歴史的法則が今回も働くとするならば、脱コード化された諸機械は、新たな器官なき身体の上に再コード化されなければならない。資本の次に来るものは何なのか?土地から脱コード化(脱土地化)のとき、あふれ出たものは貨幣=資本であり、貨幣=資本は市場という自律的な秩序(資本の充実身体)を作り出した。今回、資本から脱コード化(脱資本化)して、あふれ出しているものは、情報である。ということは、情報が自律的な秩序を作り出すのか?「情報の充実身体」?そして、資本の充実身体が土地の充実身体より、はるかに包括的で苛烈な支配を欲望する諸機械に対して行ったように、新たな充実身体は資本の充実身体よりさらに包括的で苛烈な支配を行うだろう。

土地=>資本=>情報という充実身体の変遷は、ドゥルーズの晩年にはフーコー論の中で「君主型」「規律型」「管理型」権力と言い換えられている。(p349)

ここまで来るとやはり、思い出さずにいられないのは Google のことだ。Google検索エンジンが浮き彫りにしたウェブの構造はまさしく「情報の自律的な秩序」ではないのか?essa さんは、「公」というものを制御不能であるけど善なるものとして認識するの中で、Google が人間のありとあらゆる活動を検索=監視可能にすることによって、「私的領域の論理、利害によって動く組織が公的空間を支配する」時代が訪れつつあると述べる。たとえ Google 一企業を罰しても、技術的な構造上、第2、第3の Google が現れるだけで、公的空間の拡大という流れは止めようがない。このことを「制御不能な善である『公』」と表現している。まさしくこの「制御不能な善である『公』」こそ、「情報の充実身体」であり「管理型権力」なのだろう。
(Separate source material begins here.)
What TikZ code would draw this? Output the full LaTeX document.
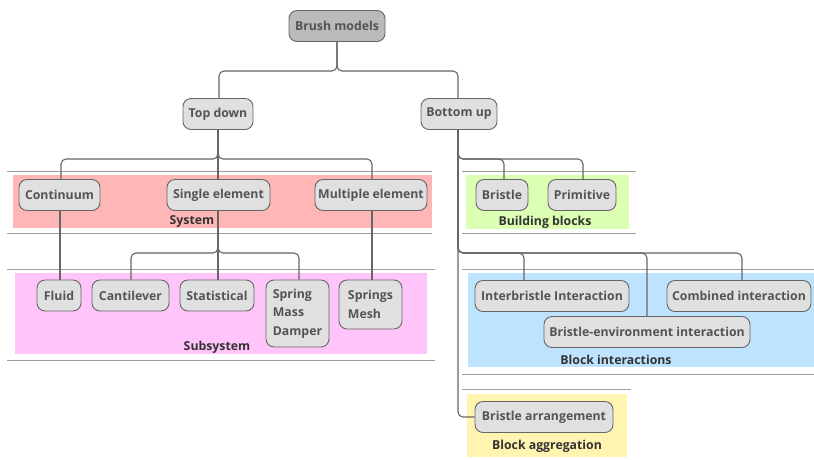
\documentclass[tikz,border=0pt]{standalone}
\usepackage{fontspec}
\setmainfont{Open Sans}
\definecolor{cSys}{HTML}{FFB6B6}
\definecolor{cSub}{HTML}{FFC4FA}
\definecolor{cBB}{HTML}{DDFFB3}
\definecolor{cBI}{HTML}{BDE3FF}
\definecolor{cBA}{HTML}{FFF5B0}
\begin{document}
\begin{tikzpicture}[x=1pt,y=-1pt,
  every node/.style={font=\bfseries\fontsize{12.3}{18.3}\selectfont},
  item/.style={draw=black!60, line width=0.9pt, fill=black!12, rounded corners=8pt, text=black!67, minimum height=31pt, inner xsep=2pt, inner ysep=0pt},
  root/.style={item, fill=black!27},
  band/.style={text=black!80},
  sep/.style={draw=black!38, line width=0.9pt},
  link/.style={draw=black!60, line width=1.1pt, rounded corners=5pt}]
\useasboundingbox (0,0) rectangle (814,459);
% bands
\fill[cSys] (13,175) rectangle (432,228);
\fill[cSub] (15,273) rectangle (427,354);
\fill[cBB] (466,175) rectangle (629,229);
\fill[cBI] (468,273) rectangle (814,367);
\fill[cBA] (467,394) rectangle (627,457);
\draw[sep] (7,171) -- (432,171);
\draw[sep] (7,233) -- (432,233);
\draw[sep] (7,269) -- (435,269);
\draw[sep] (7,360) -- (435,360);
\draw[sep] (462,171) -- (636,171);
\draw[sep] (462,233) -- (636,233);
\draw[sep] (462,269) -- (814,269);
\draw[sep] (462,374) -- (814,374);
\draw[sep] (462,389) -- (631,389);
\node[band] (lsys) at (192,222) {System};
\node[band] (lbb) at (545,222) {Building blocks};
\node[band] (lsub) at (217,347) {Subsystem};
\node[band] (lbi) at (616,360) {Block interactions};
\node[band] (lba) at (547,446) {Block aggregation};
% nodes
\node[root, minimum width=96pt] (brush) at (337,26) {Brush models};
\node[item, minimum width=70pt] (top) at (218,114) {Top down};
\node[item, minimum width=76pt] (bottom) at (459,114) {Bottom up};
\node[item, minimum width=81pt] (cont) at (59.5,195) {Continuum};
\node[item, minimum width=103pt] (single) at (218.5,195) {Single element};
\node[item, minimum width=112pt] (multi) at (371,195) {Multiple element};
\node[item, minimum width=52pt] (bristle) at (502,195) {Bristle};
\node[item, minimum width=68pt] (prim) at (582,195) {Primitive};
\node[item, minimum width=44pt] (fluid) at (59,295.5) {Fluid};
\node[item, minimum width=77pt] (cant) at (130.5,295.5) {Cantilever};
\node[item, minimum width=74pt] (stat) at (217,295.5) {Statistical};
\node[item, minimum width=63pt, minimum height=67pt, align=left, inner xsep=5pt] (smd) at (297.5,313.5) {Spring\\Mass\\Damper};
\node[item, minimum width=63pt, minimum height=49pt, align=left, inner xsep=5pt] (mesh) at (370.5,304.5) {Springs\\Mesh};
\node[item, minimum width=154pt] (inter) at (552,296) {Interbristle Interaction};
\node[item, minimum width=144pt] (comb) at (739,296) {Combined interaction};
\node[item, minimum width=206pt] (env) at (647,332) {Bristle-environment interaction};
\node[item, minimum width=138pt] (arr) at (544,417) {Bristle arrangement};
% connectors
\draw[link] (brush.south) -- (337,71) -| (top.north -| 219,0);
\draw[link] (brush.south) -- (337,71) -| (bottom.north -| 458,0);
\draw[link] (top.south -| 218,0) -- (218,159) -| (cont.north -| 61,0);
\draw[link] (top.south -| 218,0) -- (single.north -| 218,0);
\draw[link] (top.south -| 218,0) -- (218,159) -| (multi.north -| 372,0);
\draw[link] (cont.south -| 60,0) -- (fluid.north -| 60,0);
\draw[link] (multi.south -| 372,0) -- (mesh.north -| 372,0);
\draw[link] (single.south -| 218,0) -- (218,253) -| (cant.north -| 131,0);
\draw[link] (single.south -| 218,0) -- (stat.north -| 218,0);
\draw[link] (single.south -| 218,0) -- (218,253) -| (smd.north -| 299,0);
\draw[link] (bottom.south -| 458,0) -- (458,159) -| (bristle.north -| 504,0);
\draw[link] (bottom.south -| 458,0) -- (458,159) -| (prim.north -| 583,0);
\draw[link] (bottom.south -| 458,0) -- (458,253) -| (inter.north -| 524,0);
\draw[link] (bottom.south -| 458,0) -- (458,253) -| (env.north -| 647,0);
\draw[link] (bottom.south -| 458,0) -- (458,253) -| (comb.north -| 742,0);
\draw[link] (bottom.south -| 458,0) |- (arr.west);
\end{tikzpicture}
\end{document}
資本主義社会において、資本こそが充実身体であり、欲望する諸機械はそれに従属するせよ反発するにせよ、資本を中心に動作する。そこで民族国家は、封建領主よりさらに強大な軍事力・経済力をもっていたとしても、あくまでも資本に従属し奉仕する存在に過ぎず、古きよき封建領主に似せた擬古的な存在である。その重要性は資本に比べて二次的なものにすぎない。この類比が、情報主義社会に適用できるとすれば、欲望する諸機械は、情報を中心に動作し、資本の重要性は情報に比べて二次的なものになる。この結論は、今日起きつつある現実と符合しているように見える。たとえばコンピュータの価格を見てみよう。いまや強力な PC がわずか数万円という安価で入手できる。このペースで技術進歩が進めば、いまの電卓並の価格で手に入れることができるようになる日を遠くないだろう。過去の趨勢が続けば、ネットワークの帯域あたりの価格も大幅に下落することが予想できる。PC と高速ネットワークと安価なデジタルデバイス(カメラやマイクやその他もろもろ)を手にした才能のある個人には、あらゆる創作活動が可能になる。独創的な作品は、社会に途方もない新しい価値を付け加える可能性がある。しかし、ここで希少なのは個人の才能であって、資本ではない。製造業では、付加価値の創造において、常に資本が中心的な役割を果たすのと鮮やかな対比をなす。

かくして「ウェブは資本主義を超える」のである。

こうやって考えてきたことは、あくまでも私個人の妄想であり、ドゥルーズを誤読しているのかもしれない。まあ、それでもいいのだろう。ドゥルーズもこんなふうに言ってくれているのだから。

私たちは『アンチ・オイディプス』にも同じことが当てはまると考えています。問題はこの本が機能するのかどうか、機能するとしたらどんなふうに機能するのか、そして誰のために機能するのかということを知るところにあるからです。本自体が機械になっているわけですからね。『アンチ・オイディプス』を何度も読みなおすのではなく、『アンチ・オイディプス』とは違うことをおこなうべきなのです。(p51)

P.S.
封建主義と対応するのは専制君主機械だ。それにしてもアンチ・オイディプスは難しい。私の文章は間違いだらけなので、適当に流してください。